··· Input rows ···
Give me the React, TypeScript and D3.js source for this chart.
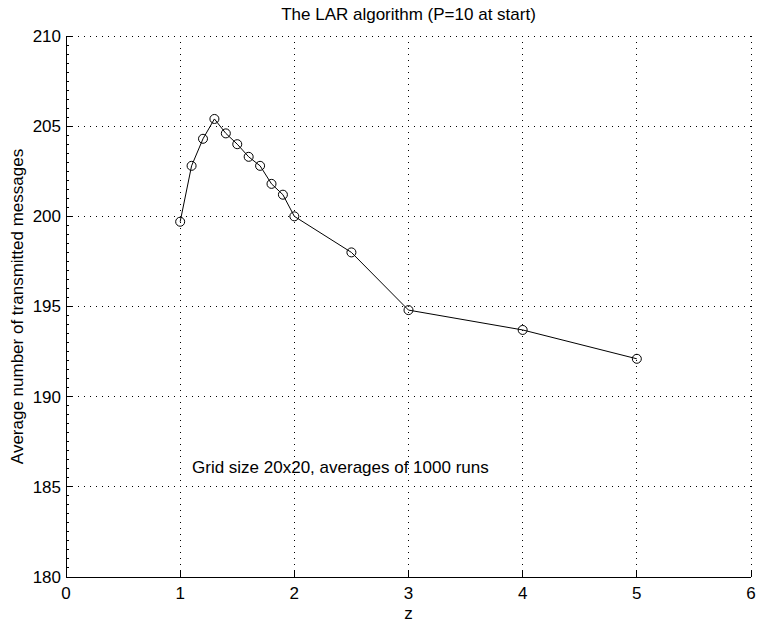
import React from "react";
import * as d3 from "d3";

const zValues = [1, 1.1, 1.2, 1.3, 1.4, 1.5, 1.6, 1.7, 1.8, 1.9, 2, 2.5, 3, 4, 5];
const avgMessages = [199.7, 202.8, 204.3, 205.4, 204.6, 204.0, 203.3, 202.8, 201.8, 201.2, 200.0, 198.0, 194.8, 193.7, 192.1];
const xTicks = [0, 1, 2, 3, 4, 5, 6];
const yTicks = [180, 185, 190, 195, 200, 205, 210];
const yMinorTicks = d3.range(180, 210.001, 0.5);

const title = "The LAR algorithm (P=10 at start)";
const xLabel = "z";
const yLabel = "Average number of transmitted messages";
const note = "Grid size 20x20, averages of 1000 runs";

export default function App() {
  const W = 757, H = 623;
  const left = 66, right = 751, top = 36, bottom = 577;
  const x = d3.scaleLinear().domain([0, 6]).range([left, right]);
  const y = d3.scaleLinear().domain([180, 210]).range([bottom, top]);
  const line = d3.line<number>().x((_, i) => x(zValues[i])).y((d) => y(d));
  const font = "'Liberation Sans', Arial, Helvetica, sans-serif";
  const fs = 17;
  return (
    <svg width={W} height={H} style={{ position: "absolute", left: 0, top: 0, background: "#fff" }} fontFamily={font}>
      <rect x={0} y={0} width={W} height={H} fill="#fff" />
      {/* grid */}
      {xTicks.slice(1).map((t) => (
        <line key={"gx" + t} x1={x(t)} x2={x(t)} y1={bottom} y2={top} stroke="#000" strokeWidth={1} strokeDasharray="1,5" shapeRendering="crispEdges" />
      ))}
      {yTicks.slice(1).map((t) => (
        <line key={"gy" + t} x1={left} x2={right} y1={y(t)} y2={y(t)} stroke="#000" strokeWidth={1} strokeDasharray="1,5" shapeRendering="crispEdges" />
      ))}
      {/* axes */}
      <line x1={left} x2={right} y1={bottom} y2={bottom} stroke="#000" strokeWidth={1} shapeRendering="crispEdges" />
      <line x1={left} x2={left} y1={bottom} y2={top} stroke="#000" strokeWidth={1} shapeRendering="crispEdges" />
      {yMinorTicks.map((t) => (
        <line key={"my" + t} x1={left} x2={left + 3} y1={y(t)} y2={y(t)} stroke="#000" strokeWidth={1} shapeRendering="crispEdges" />
      ))}
      {yTicks.map((t) => (
        <g key={"ty" + t}>
          <line x1={left} x2={left + 7} y1={y(t)} y2={y(t)} stroke="#000" strokeWidth={1} shapeRendering="crispEdges" />
          <text x={left - 5} y={y(t)} dy="0.35em" textAnchor="end" fontSize={fs}>{t}</text>
        </g>
      ))}
      {xTicks.map((t) => (
        <g key={"tx" + t}>
          <line x1={x(t)} x2={x(t)} y1={bottom} y2={bottom - 7} stroke="#000" strokeWidth={1} shapeRendering="crispEdges" />
          <text x={x(t)} y={bottom + 16} dy="0.35em" textAnchor="middle" fontSize={fs}>{t}</text>
        </g>
      ))}
      {/* data */}
      <path d={line(avgMessages) || ""} fill="none" stroke="#000" strokeWidth={1} />
      {avgMessages.map((v, i) => (
        <circle key={"c" + i} cx={x(zValues[i])} cy={y(v)} r={4.5} fill="none" stroke="#000" strokeWidth={1} />
      ))}
      {/* text */}
      <text x={(left + right) / 2} y={14} dy="0.35em" textAnchor="middle" fontSize={fs}>{title}</text>
      <text x={(left + right) / 2} y={613} dy="0.35em" textAnchor="middle" fontSize={fs}>{xLabel}</text>
      <text transform={`translate(17,${(top + bottom) / 2}) rotate(-90)`} dy="0.35em" textAnchor="middle" fontSize={fs}>{yLabel}</text>
      <text x={192} y={467} dy="0.35em" fontSize={fs}>{note}</text>
    </svg>
  );
}
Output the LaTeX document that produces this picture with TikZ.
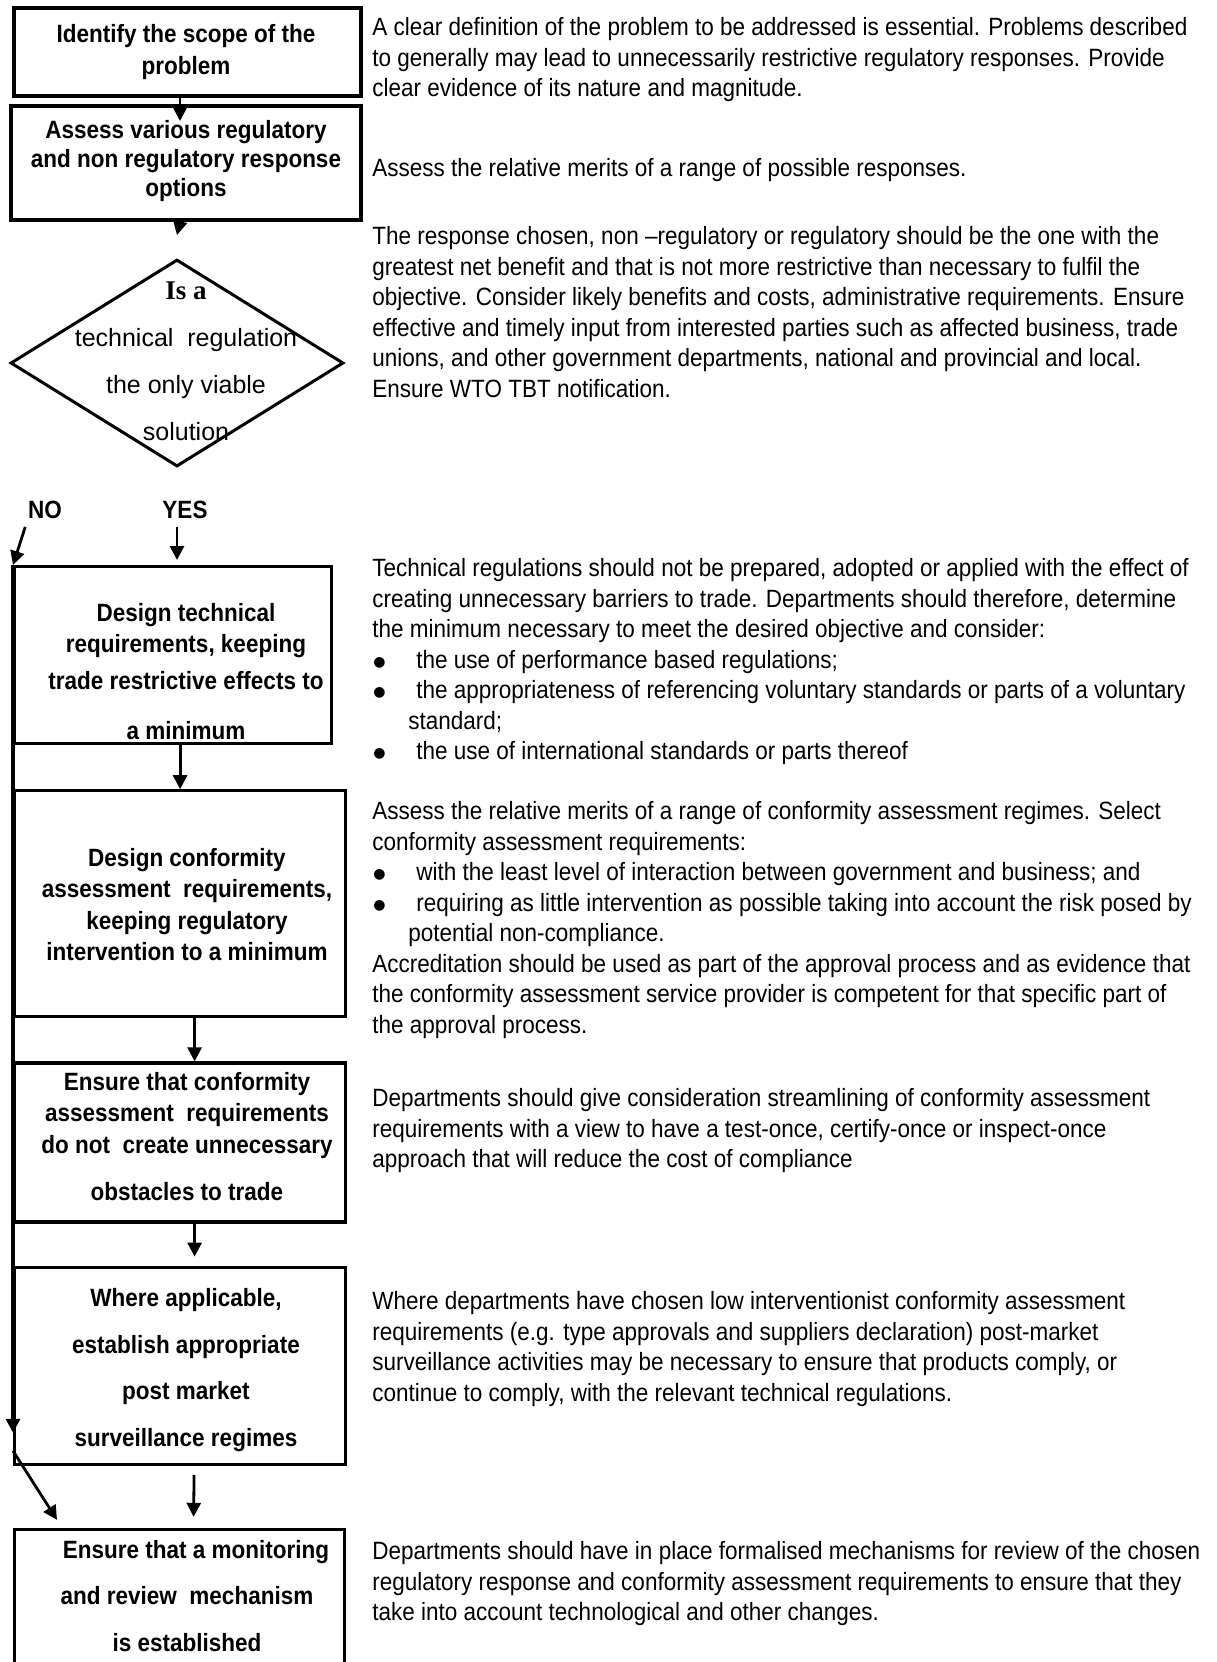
\documentclass[tikz,border=0pt]{standalone}
\usepackage{fontspec}
\setmainfont{Liberation Sans}[FakeStretch=0.9]
\newfontfamily\decfont{Liberation Sans}
\newfontfamily\isafont{Liberation Serif}
\newfontfamily\dotfont{DejaVu Sans}
\usetikzlibrary{arrows.meta,positioning,shapes.geometric}
\newcommand{\bul}{\makebox[22pt][l]{\hspace{0.5pt}\raisebox{1pt}{\dotfont\fontsize{7pt}{0pt}\selectfont ●}}}

\begin{document}
\begin{tikzpicture}[>={Triangle[length=7pt,width=7pt]},
  box/.style={draw,line width=1.6pt,minimum width=165.5pt,inner sep=0pt},
  btxt/.style={align=center,inner sep=0pt,font=\bfseries\fontsize{12.5pt}{15.5pt}\selectfont},
  wtxt/.style={btxt,font=\bfseries\fontsize{12.5pt}{23.3pt}\selectfont},
  note/.style={anchor=north west,align=left,inner sep=0pt,font=\fontsize{12.5pt}{15.25pt}\selectfont},
  yn/.style={inner sep=0pt,font=\bfseries\fontsize{12.5pt}{15pt}\selectfont},
  arr/.style={->,line width=1.4pt}]
\useasboundingbox (0,0) rectangle (608.5pt,-831pt);
\clip (0,0) rectangle (608.5pt,-831pt);
% flow on the left
\node[box,line width=2pt,minimum width=173.5pt,minimum height=44pt,anchor=north west] (scope) at (6pt,-3pt) {};
\node[btxt] (scopetxt) at (93pt,-26pt) {Identify the scope of the\\[0.5pt]problem};
\node[box,line width=2pt,minimum width=175pt,minimum height=57pt,below right=3pt and -1.5pt of scope.south west] (assess) {};
\node[btxt] (assesstxt) at (93pt,-80.5pt) {Assess various regulatory\\[-1pt]and non regulatory response\\[-1pt]options};
\node[diamond,draw,line width=1.5pt,minimum width=166.5pt,minimum height=103.5pt,inner sep=0pt] (dec) at (88.5pt,-181.5pt) {};
\node[align=center,inner sep=0pt,font=\decfont\fontsize{12.5pt}{23.5pt}\selectfont] (dectxt) at (93pt,-180.5pt)
  {{\isafont\bfseries\fontsize{13.5pt}{23.5pt}\selectfont Is a}\\technical\ \ regulation\\the only viable\\solution};
\node[yn] (no) at (22.5pt,-255pt) {NO};
\node[yn] (yes) at (92.5pt,-255pt) {YES};
\node[box,minimum width=158.5pt,minimum height=88.5pt,anchor=north west] (design) at (6.5pt,-282.5pt) {};
\node[btxt] (designtxt) at (93pt,-335.75pt) {Design technical\\requirements, keeping\\[3pt]trade restrictive effects to\\[9.5pt]a minimum};
\node[box,minimum height=113pt,below right=22pt and 0pt of design.south west] (conf) {};
\node[btxt,font=\bfseries\fontsize{12.5pt}{15.8pt}\selectfont] (conftxt) at (93.5pt,-452.25pt)
  {Design conformity\\assessment\ \ requirements,\\keeping regulatory\\intervention to a minimum};
\node[box,minimum height=79.5pt,below right=21.5pt and 0pt of conf.south west] (obst) {};
\node[btxt] (obsttxt) at (93.5pt,-568.5pt) {Ensure that conformity\\assessment\ \ requirements\\[0.5pt]do not\ \ create unnecessary\\[8pt]obstacles to trade};
\node[box,minimum height=98.5pt,below right=21pt and 0pt of obst.south west] (surv) {};
\node[wtxt] (survtxt) at (93pt,-685pt) {Where applicable,\\establish appropriate\\post market\\surveillance regimes};
\node[box,minimum width=165pt,minimum height=80pt,below right=31pt and 0pt of surv.south west] (monitor) {};
\node[wtxt] (montxt) at (93.5pt,-798pt) {\hspace*{9pt}Ensure that a monitoring\\and review\ \ mechanism\\is established};
% connectors
\draw[arr] ([xshift=-3.75pt]scope.south) -- ([xshift=-3pt,yshift=-8.5pt]assess.north);
\draw[arr] ([xshift=-3pt]assess.south) -- ([yshift=11.5pt]dec.north);
\draw[arr,shorten <=4pt,shorten >=2.5pt] (yes.south -| dec.south) -- (design.north -| dec.south);
\draw[arr,shorten <=4pt] (no.south west) -- (design.north west);
\draw[arr,line width=1.6pt] (design.north west) -- ([yshift=16.5pt]surv.south west);
\draw[arr] ([yshift=7.5pt]surv.south west) -- ([xshift=22pt,yshift=4pt]monitor.north west);
\draw[arr] (design.south -| conf.north) -- (conf.north);
\draw[arr] ([xshift=7.25pt]conf.south) -- ([xshift=7.25pt]obst.north);
\draw[arr] ([xshift=7.25pt]obst.south) -- ([xshift=7.25pt,yshift=4.5pt]surv.north);
\draw[arr] ([xshift=7pt,yshift=-4.5pt]surv.south) -- ([xshift=7pt,yshift=5.5pt]monitor.north);
% notes on the right
\node[note] (n1) at (186pt,-8.5pt) {A clear definition of the problem to be addressed is essential. Problems described\\
  to generally may lead to unnecessarily restrictive regulatory responses. Provide\\
  clear evidence of its nature and magnitude.};
\node[note] (n2) at (186pt,-79pt) {Assess the relative merits of a range of possible responses.};
\node[note] (n3) at (186pt,-113pt) {The response chosen, non –regulatory or regulatory should be the one with the\\
  greatest net benefit and that is not more restrictive than necessary to fulfil the\\
  objective. Consider likely benefits and costs, administrative requirements. Ensure\\
  effective and timely input from interested parties such as affected business, trade\\
  unions, and other government departments, national and provincial and local.\\
  Ensure WTO TBT notification.};
\node[note] (n4) at (186pt,-279pt) {Technical regulations should not be prepared, adopted or applied with the effect of\\
  creating unnecessary barriers to trade. Departments should therefore, determine\\
  the minimum necessary to meet the desired objective and consider:\\
  \bul the use of performance based regulations;\\
  \bul the appropriateness of referencing voluntary standards or parts of a voluntary\\
  \hspace*{18pt}standard;\\
  \bul the use of international standards or parts thereof};
\node[note] (n5) at (186pt,-400.5pt) {Assess the relative merits of a range of conformity assessment regimes. Select\\
  conformity assessment requirements:\\
  \bul with the least level of interaction between government and business; and\\
  \bul requiring as little intervention as possible taking into account the risk posed by\\
  \hspace*{18pt}potential non-compliance.\\
  Accreditation should be used as part of the approval process and as evidence that\\
  the conformity assessment service provider is competent for that specific part of\\
  the approval process.};
\node[note] (n6) at (186pt,-544pt) {Departments should give consideration streamlining of conformity assessment\\
  requirements with a view to have a test-once, certify-once or inspect-once\\
  approach that will reduce the cost of compliance};
\node[note] (n7) at (186pt,-645.5pt) {Where departments have chosen low interventionist conformity assessment\\
  requirements (e.g. type approvals and suppliers declaration) post-market\\
  surveillance activities may be necessary to ensure that products comply, or\\
  continue to comply, with the relevant technical regulations.};
\node[note] (n8) at (186pt,-770.5pt) {Departments should have in place formalised mechanisms for review of the chosen\\
  regulatory response and conformity assessment requirements to ensure that they\\
  take into account technological and other changes.};
\end{tikzpicture}
\end{document}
···
▶ _Objective_: Extract all lines of the records above that include "with".

▶ _Solution to this task_:
Output the LaTeX document that produces this picture with TikZ.
\node[note] (n3) at (186pt,-113pt) {The response chosen, non –regulatory or regulatory should be the one with the\\
\node[note] (n4) at (186pt,-279pt) {Technical regulations should not be prepared, adopted or applied with the effect of\\
  \bul with the least level of interaction between government and business; and\\
  requirements with a view to have a test-once, certify-once or inspect-once\\
  continue to comply, with the relevant technical regulations.};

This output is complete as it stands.